Important information from Wye Valley NHS Trust. ????
Wye Valley NHS Trust is taking the first steps to restart some of the services which have been put on hold since the start of the coronavirus pandemic.
Along with hospitals across the UK, Wye Valley NHS Trust suspended a range of outpatient clinics and postponed routine surgery to make sure it had the resources ready to cope with patients who had contracted Covid-19.
While this meant a reduction in many services, patients needing urgent care – for example, those needing treatment in the Emergency Department, those receiving cancer treatment and some outpatients needing urgent treatment – continued to receive care.
Now, three months on, the Trust is getting ready to reopen a number of urgent outpatient clinics starting next week (w/c Monday, June 1), and aims to begin carrying out some elective surgery in the coming weeks.
At the same time the hospital will continue to treat new Covid-19 patients as well as carrying out other emergency work.
This will mean there are social distancing and infection prevention measures in place, which will include an assessment area at the front of the hospital to carry out temperature checks on patients for Covid-19 as they arrive and we will provide patients with a face mask, unless they have one of their own.
Patients are being asked to arrive no earlier than 15 minutes prior to their booked appointment time and attend on their own.

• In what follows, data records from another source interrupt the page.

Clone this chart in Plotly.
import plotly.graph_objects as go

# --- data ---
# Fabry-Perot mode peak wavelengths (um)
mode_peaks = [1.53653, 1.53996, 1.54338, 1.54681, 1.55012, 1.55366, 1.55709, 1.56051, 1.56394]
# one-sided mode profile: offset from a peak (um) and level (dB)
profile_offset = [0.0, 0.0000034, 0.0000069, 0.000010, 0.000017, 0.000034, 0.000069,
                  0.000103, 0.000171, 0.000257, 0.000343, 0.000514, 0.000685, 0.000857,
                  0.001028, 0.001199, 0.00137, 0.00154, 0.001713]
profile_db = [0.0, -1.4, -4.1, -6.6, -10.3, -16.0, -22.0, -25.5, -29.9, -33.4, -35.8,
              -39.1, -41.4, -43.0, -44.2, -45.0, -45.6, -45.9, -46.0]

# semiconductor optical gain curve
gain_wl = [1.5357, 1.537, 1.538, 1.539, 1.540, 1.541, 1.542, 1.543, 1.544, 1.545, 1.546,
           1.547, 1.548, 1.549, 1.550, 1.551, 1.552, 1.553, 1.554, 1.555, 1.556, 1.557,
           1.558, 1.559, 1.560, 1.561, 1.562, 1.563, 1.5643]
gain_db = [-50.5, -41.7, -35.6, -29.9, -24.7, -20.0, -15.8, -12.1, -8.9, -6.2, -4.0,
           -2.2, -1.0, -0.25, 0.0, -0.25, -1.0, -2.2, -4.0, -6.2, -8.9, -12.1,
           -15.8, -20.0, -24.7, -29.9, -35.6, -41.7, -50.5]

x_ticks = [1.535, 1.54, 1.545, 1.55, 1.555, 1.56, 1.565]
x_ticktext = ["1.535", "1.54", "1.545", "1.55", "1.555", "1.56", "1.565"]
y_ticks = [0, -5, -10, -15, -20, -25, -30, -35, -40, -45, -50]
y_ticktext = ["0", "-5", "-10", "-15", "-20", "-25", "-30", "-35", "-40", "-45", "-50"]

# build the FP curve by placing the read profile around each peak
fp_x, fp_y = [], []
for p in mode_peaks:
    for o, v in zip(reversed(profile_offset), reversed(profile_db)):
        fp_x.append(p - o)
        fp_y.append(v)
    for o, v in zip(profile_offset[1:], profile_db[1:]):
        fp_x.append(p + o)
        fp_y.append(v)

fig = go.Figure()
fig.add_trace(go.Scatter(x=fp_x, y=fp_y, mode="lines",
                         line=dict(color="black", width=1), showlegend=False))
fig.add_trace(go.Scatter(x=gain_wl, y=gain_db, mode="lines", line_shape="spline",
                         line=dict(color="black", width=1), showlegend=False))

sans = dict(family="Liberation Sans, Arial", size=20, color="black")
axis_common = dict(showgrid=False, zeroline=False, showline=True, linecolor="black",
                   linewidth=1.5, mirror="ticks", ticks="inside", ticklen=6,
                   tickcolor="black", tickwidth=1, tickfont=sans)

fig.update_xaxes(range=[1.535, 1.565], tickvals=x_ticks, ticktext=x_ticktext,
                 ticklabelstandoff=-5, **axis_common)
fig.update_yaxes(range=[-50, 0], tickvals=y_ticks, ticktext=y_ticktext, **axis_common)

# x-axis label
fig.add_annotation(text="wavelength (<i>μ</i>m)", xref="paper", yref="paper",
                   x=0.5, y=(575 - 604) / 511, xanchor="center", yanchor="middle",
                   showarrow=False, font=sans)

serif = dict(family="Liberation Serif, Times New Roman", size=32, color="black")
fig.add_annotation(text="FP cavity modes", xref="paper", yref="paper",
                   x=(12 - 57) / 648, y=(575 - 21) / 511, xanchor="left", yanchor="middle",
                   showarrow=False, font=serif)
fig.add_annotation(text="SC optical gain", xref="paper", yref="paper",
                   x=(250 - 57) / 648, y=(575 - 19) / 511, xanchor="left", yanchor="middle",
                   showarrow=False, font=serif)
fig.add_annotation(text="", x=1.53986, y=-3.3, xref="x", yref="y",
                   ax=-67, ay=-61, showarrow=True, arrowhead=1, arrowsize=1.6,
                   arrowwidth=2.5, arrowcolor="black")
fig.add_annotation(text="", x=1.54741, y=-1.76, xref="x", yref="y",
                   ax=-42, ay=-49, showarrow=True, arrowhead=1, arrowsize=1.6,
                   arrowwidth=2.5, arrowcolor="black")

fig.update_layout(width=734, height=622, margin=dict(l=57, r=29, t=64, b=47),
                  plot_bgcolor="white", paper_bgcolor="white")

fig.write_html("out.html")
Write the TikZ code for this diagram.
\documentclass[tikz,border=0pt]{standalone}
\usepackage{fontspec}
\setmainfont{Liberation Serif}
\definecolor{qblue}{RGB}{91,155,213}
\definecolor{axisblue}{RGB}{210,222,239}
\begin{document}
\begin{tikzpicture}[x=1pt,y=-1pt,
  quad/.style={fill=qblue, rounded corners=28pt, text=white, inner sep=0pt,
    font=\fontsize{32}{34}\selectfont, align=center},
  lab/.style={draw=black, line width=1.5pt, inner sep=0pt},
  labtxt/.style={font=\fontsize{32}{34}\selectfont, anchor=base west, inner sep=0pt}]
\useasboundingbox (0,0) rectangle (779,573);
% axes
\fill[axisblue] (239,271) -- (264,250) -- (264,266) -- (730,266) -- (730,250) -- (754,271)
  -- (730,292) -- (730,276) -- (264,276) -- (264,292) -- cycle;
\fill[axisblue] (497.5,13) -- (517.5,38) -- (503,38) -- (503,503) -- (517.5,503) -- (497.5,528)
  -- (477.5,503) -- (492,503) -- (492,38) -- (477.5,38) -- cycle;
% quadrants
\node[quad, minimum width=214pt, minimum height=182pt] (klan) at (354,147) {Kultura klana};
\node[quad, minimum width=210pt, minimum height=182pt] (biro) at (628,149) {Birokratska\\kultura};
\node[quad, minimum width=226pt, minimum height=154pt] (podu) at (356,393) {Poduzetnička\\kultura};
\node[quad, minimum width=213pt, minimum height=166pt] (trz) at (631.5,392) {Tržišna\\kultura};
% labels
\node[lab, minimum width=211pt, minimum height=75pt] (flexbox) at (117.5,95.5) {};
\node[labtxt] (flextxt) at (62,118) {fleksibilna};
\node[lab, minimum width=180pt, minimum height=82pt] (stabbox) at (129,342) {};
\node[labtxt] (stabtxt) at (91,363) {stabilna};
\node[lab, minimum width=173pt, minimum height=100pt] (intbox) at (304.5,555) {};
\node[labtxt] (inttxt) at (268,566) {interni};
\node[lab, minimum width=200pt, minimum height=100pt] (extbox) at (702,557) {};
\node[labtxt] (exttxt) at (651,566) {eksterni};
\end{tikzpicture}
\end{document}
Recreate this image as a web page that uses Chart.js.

If this is not possible, the Trust is allowing patients to bring only one friend or relative where they require assistance. Children under the age of 16 are not allowed, unless the patient is a child. There may be situations in the clinic setting where a relative/friend is asked to wait outside the clinic room whilst a consultation takes place.
For patients attending for elective surgery, the Trust is requesting that they self-isolate for two weeks prior to their operation. They will be tested for Covid-19 prior to their procedure to ensure they don’t bring the virus onto the hospital’s wards.
Patients who are tested positive for coronavirus when they arrive may face having their appointment postponed.
The general advice to patients remains that if they have symptoms of coronavirus – high temperature, a new, continuous cough, and/or loss of taste/smell – please do not attend our hospitals/clinics and contact NHS111 for advice.
“These are standard procedures which are being adopted by many hospitals. They’re measures which will help keep people safe and ensure the risk of them catching coronavirus at the hospital is minimised. However, this is a new way of working which patients will not have experienced before when using our services,” said Jon Barnes, chief operating officer at WVT.
“The safety of patients is our priority and we have a great Infection Prevention Team to ensure we’re all complying with the latest guidance and regulations to keep our staff and those we’re caring for as safe as possible”.
“It will take us many months until we get back to anything like the level of activity that we managed prior to the outbreak.
“Things are very different now – we’ve been working hard to ensure that patients don’t need to come into hospital unless it’s absolutely necessary through video consultations between medics and patients.
“This will be the new way of working and we’re sure our patients will adapt to these new processes quickly.”